Last month we reported to you how Colorado became the ninth state to prohibit employers from using credit information for employment purposes. Nevada has just become the tenth state.
Senator Parks introduced Nevada’s Senate Bill 127 on February 18, 2013, which was intended to, among other things, “[p]rohibit employers from conditioning employment on a consumer credit report or other credit information.” Nevada Governor Brian Sandoval signed the bill into law on May 25, 2013 and it goes into effect on October 1, 2013.
Prohibitions Under The New Law:
Chapter 613 of the Nevada Revised Statutes covers “Employment Practices,” including various unlawful employment practices. Senate Bill 127, as enacted, amends Chapter 613 to add a new unlawful employment practice—employers conditioning employment on a consumer credit report or other credit information.
The new law adopts a very broad definition of employer to include private employers and “any person acting directly or indirectly in the interest of an employer in relation to an employee or prospective employee.” With limited exceptions, this wide array of Nevada “employers” is now prohibited in their attempts to:
- Directly or indirectly, require, request, suggest or cause any employee or prospective employee to submit a consumer credit report or other credit information as a condition of employment;
- Use, accept, refer to or inquire concerning a consumer credit report or other credit information;
- Discharge, discipline, discriminate against in any manner or deny employment or promotion to, or threaten to take any such action against any employee or prospective employee: (a) who refuses, declines or fails to submit a consumer credit report or other credit information; or (b) on the basis of the results of a consumer credit report or other credit information; or
- Discharge, discipline, discriminate against in any manner or deny employment or promotion to, or threaten to take any such action against any employee or prospective employee who has pursuant to the new law: (a) filed any complaint or instituted or caused to be instituted any legal proceeding; (b) testified or may testify in any legal proceeding instituted; or (c) exercised his or her rights, or has exercised on behalf of another person the rights afforded to him or her.
Exceptions Under The New Law:
When Senate Bill 127 was first introduced, it did not provide for any exceptions from its prohibitions. This meant, for example, that employees who handle large sums of money—such as bank and casino employees—could not be subjected to pre-employment credit checks under the state law. Both advocates and opponents of the bill debated this issue at a February 22, 2013 Senate Commerce, Labor and Energy Committee hearing. The opponents prevailed and the bill now provides for exceptions from the preceding prohibitions. Under these exceptions, an employer may request or consider a consumer credit report or other credit information for the purpose of evaluating an employee or prospective employee for employment, promotion, reassignment or retention as an employee if:
- The employer is required or authorized, pursuant to state or federal law, to use a consumer credit report or other credit information for that purpose;
- The employer reasonably believes that the employee or prospective employee has engaged in specific activity which may constitute a violation of state or federal law; or
- The information contained in the consumer credit report or other credit information is “job related” or reasonably related to the position for which the employee or prospective employee is being evaluated for employment, promotion, reassignment or retention as an employee.
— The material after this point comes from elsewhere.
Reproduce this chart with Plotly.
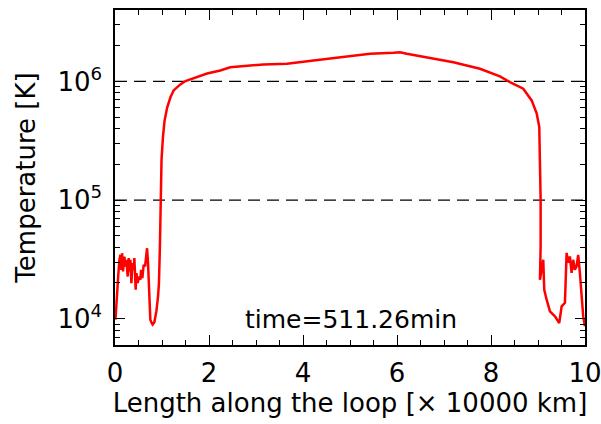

The “job relatedness” requirement from this final exception is met if the duties of the position involve: (a) responsibility for financial assets or employment with a financial institution; (b) access to confidential information; (c) managerial or supervisory responsibility; (d) direct exercise of law enforcement authority; (e) responsibility for or access to another person’s financial information; and of course (because this is Nevada) (f) employment with a licensed gaming establishment.
Remedies Under The New Law:
Senate Bill 217, as enacted, allows for both a private and public right of recovery under a three-year statute of limitations.
Private Right. When an employer violates the new law, the civil remedies available to affected persons include; (a) employment if they were prospective employees or reinstatement or promotion if they already were employees; (b) payment of lost wages and benefits; and (c) the award of reasonable costs and attorneys’ fees. The new law also presumably permits recovery through class actions because it allows an “action to recover” to be brought “[o]n behalf of other employees or prospective employees similarly situated.”
Public Right. The new law also authorizes the Labor Commissioner to impose an administrative penalty against an employer (not to exceed $9,000 for each violation) and to bring a civil action against the employer. The administrative penalty is separate and apart from any civil action brought under the new law.
Recommendations For Employers:
Nevada joins California, Colorado, Connecticut, Hawaii, Illinois, Maryland, Oregon, Vermont and Washington in enacting legislation to restrict an employer’s ability to use credit information for employment purposes. Several other states and the Equal Employment Opportunity Commission (EEOC) are also focused on this area and additional laws and guidance are expected this year. Given the Nevada law’s high penalties for non-compliance (civil actions, $9,000 per incident administrative penalty, and possible class actions) and the national focus on the use of credit information for employment purposes—employers in Nevada that use credit reports or credit information for employment purposes are well advised to evaluate and reassess their practices and procedures in anticipation of the new law’s October 1, 2013 effective date.